If the puppy bites when you wrestle with him, pet his face, tussle his ears, or pat him on the head:
- Don’t touch him like that. I hate to say it, but that kind of touch explicitly invites biting; puppies get other puppies to bite and play with them by grabbing each other’s faces and ears. Instead, pet your puppy gently on the chest. Show others how to do this, and feed your pup a few treats to keep his mouth occupied while they pet him (that’s a great way to prevent leaping during greetings, too).
- Meantime, teach him to be relaxed about being touched on the head and face because, let’s face it, it’s going to happen when humans want to show affection or when your pup needs to be examined. Just do the super quick and easy body handling exercises in Puppy Savvy. Here is a one-minute video that shows how.
- No wrestling. Wrestling will sabotage a lot of important skills the puppy needs to get along well in the world, like accepting being touched, restrained, reached for, caught and calmly patted. Instead, get physcial by playing chase, tug, or and hide and seek games (the pup chases the person, never the other way around).

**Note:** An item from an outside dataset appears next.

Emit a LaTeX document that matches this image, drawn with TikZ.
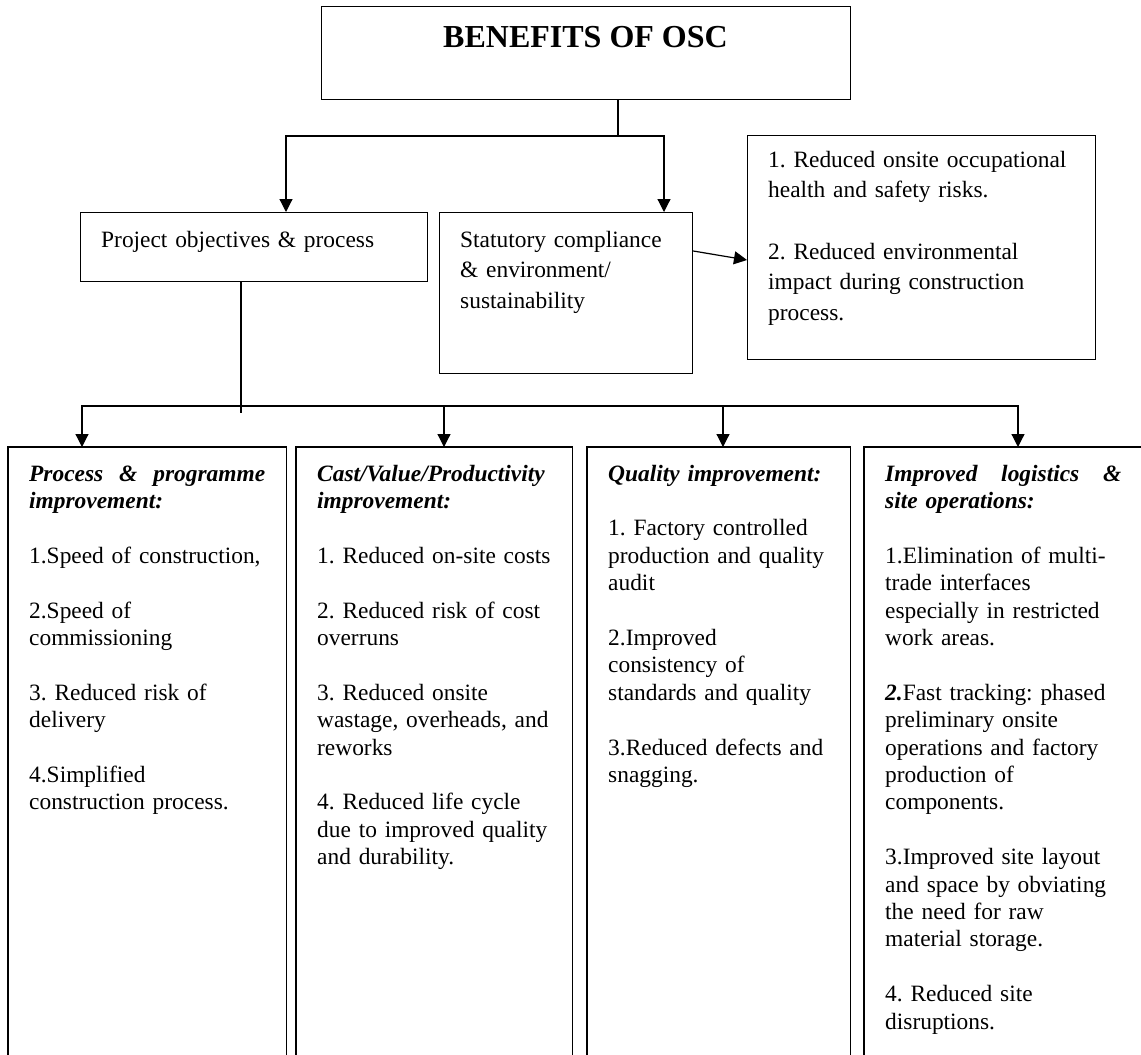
\documentclass[tikz,border=0pt]{standalone}
\usepackage{fontspec}
\setmainfont{Liberation Serif}
\usetikzlibrary{arrows.meta}
\newcommand{\txtsetup}{\frenchspacing\hyphenpenalty 10000\relax}
\newcommand{\headline}[1]{\hbox to 236pt{\bfseries\itshape #1}}
\tikzset{
  box/.style={draw, line width=1.2pt, inner sep=0pt, anchor=north west},
  colbox/.style={inner sep=0pt, anchor=north west},
  ln/.style={line width=1.2pt},
  arr/.style={line width=1.2pt, -{Triangle[width=13pt,length=13pt]}},
  coltext/.style={anchor=north west, inner sep=0pt, text width=250pt, align=left, font=\fontsize{23.4}{27.4}\selectfont\txtsetup},
  uptext/.style={anchor=north west, inner sep=0pt, text width=330pt, align=left, font=\fontsize{23.4}{30.6}\selectfont\txtsetup},
}
\begin{document}
\begin{tikzpicture}[x=1pt,y=-1pt]
\useasboundingbox (0,0) rectangle (1141,1055);
% boxes
\node[box, minimum width=529pt, minimum height=93pt] (title) at (321,6) {};
\node[box, minimum width=347pt, minimum height=69pt] (proj) at (80,212) {};
\node[box, minimum width=253pt, minimum height=161pt] (stat) at (439,212) {};
\node[box, minimum width=348pt, minimum height=224pt] (rbox) at (747,135) {};
% columns (open at bottom)
\node[colbox, minimum width=278pt, minimum height=613pt] (c1) at (8,447) {};
\node[colbox, minimum width=276pt, minimum height=613pt] (c2) at (296,447) {};
\node[colbox, minimum width=263pt, minimum height=613pt] (c3) at (587,447) {};
\node[colbox, minimum width=290pt, minimum height=613pt] (c4) at (864,447) {};
\draw[ln] (c1.south west) -- (c1.north west) -- (c1.north east) -- (c1.south east);
\draw[ln] (c2.south west) -- (c2.north west) -- (c2.north east) -- (c2.south east);
\draw[ln] (c3.south west) -- (c3.north west) -- (c3.north east) -- (c3.south east);
\draw[ln] (c4.south west) -- (c4.north west) -- (c4.north east);
% texts
\node[anchor=base, inner sep=0pt, font=\bfseries\fontsize{32}{36}\selectfont] (tt) at (585.5,47) {BENEFITS OF OSC};
\node[uptext] (tp) at (101,225.6) {\strut Project objectives \& process};
\node[uptext] (ts) at (460,225.6) {\strut Statutory compliance\\ \& environment/\\ sustainability};
\node[uptext] (tr) at (768,145.6) {\strut 1. Reduced onsite occupational\\ health and safety risks.\\[30.6pt] 2. Reduced environmental\\ impact during construction\\ process.};
\node[coltext] (t1) at (29,461.8) {\strut\headline{Process\hfill\&\hfill programme}\\ \textbf{\textit{improvement:}}\\[27.4pt]
1.Speed of construction,\\[27.4pt]
2.Speed of\\ commissioning\\[27.4pt]
3. Reduced risk of\\ delivery\\[27.4pt]
4.Simplified\\ construction process.};
\node[coltext] (t2) at (317,461.8) {\strut\textbf{\textit{Cast/Value/Productivity}}\\ \textbf{\textit{improvement:}}\\[27.4pt]
1. Reduced on-site costs\\[27.4pt]
2. Reduced risk of cost\\ overruns\\[27.4pt]
3. Reduced onsite\\ wastage, overheads, and\\ reworks\\[27.4pt]
4. Reduced life cycle\\ due to improved quality\\ and durability.};
\node[coltext] (t3) at (608,461.8) {\strut\textbf{\textit{Quality improvement:}}\\[27.4pt]
1. Factory controlled\\ production and quality\\ audit\\[27.4pt]
2.Improved\\ consistency of\\ standards and quality\\[27.4pt]
3.Reduced defects and\\ snagging.};
\node[coltext] (t4) at (885,461.8) {\strut\headline{Improved\hfill logistics\hfill\&}\\ \textbf{\textit{site operations:}}\\[27.4pt]
1.Elimination of multi-\\ trade interfaces\\ especially in restricted\\ work areas.\\[27.4pt]
\textbf{\textit{2.}}Fast tracking: phased\\ preliminary onsite\\ operations and factory\\ production of\\ components.\\[27.4pt]
3.Improved site layout\\ and space by obviating\\ the need for raw\\ material storage.\\[27.4pt]
4. Reduced site\\ disruptions.};
% connectors
\coordinate (j1) at (618,136);
\draw[ln] (j1 |- title.south) -- (j1);
\draw[arr] (j1) -| ([xshift=206pt]proj.north west);
\draw[arr] (j1) -| ([xshift=225pt]stat.north west);
\draw[arr] ([yshift=-39pt]stat.north east) -- ([yshift=-125pt]rbox.north west);
\coordinate (j2) at (241,406);
\draw[ln] (j2 |- proj.south) -- ++(0,131);
\draw[arr] (j2) -| ([xshift=74pt]c1.north west);
\draw[arr] (j2) -| ([xshift=148pt]c2.north west);
\draw[arr] (j2) -| ([xshift=136pt]c3.north west);
\draw[arr] (j2) -| ([xshift=154pt]c4.north west);
\end{tikzpicture}
\end{document}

Notice which times of day your puppy is wired so that before the shark attack begins, you can initiate constructive activities or confine him with a chew toy. This simple but powerful change in your routine rewards the pup for behavior you like. Otherwise you risk not only his rehearsal of biting (ouch!), but also him being rewarded if you have been handing him a toy after he bites (gack!).
If you are consistent, you should be bite-free in about a week. Personally I think you should treat yourself to a reward for all that work…perhaps a new, short-sleeved top to show off those teethmark-free arms!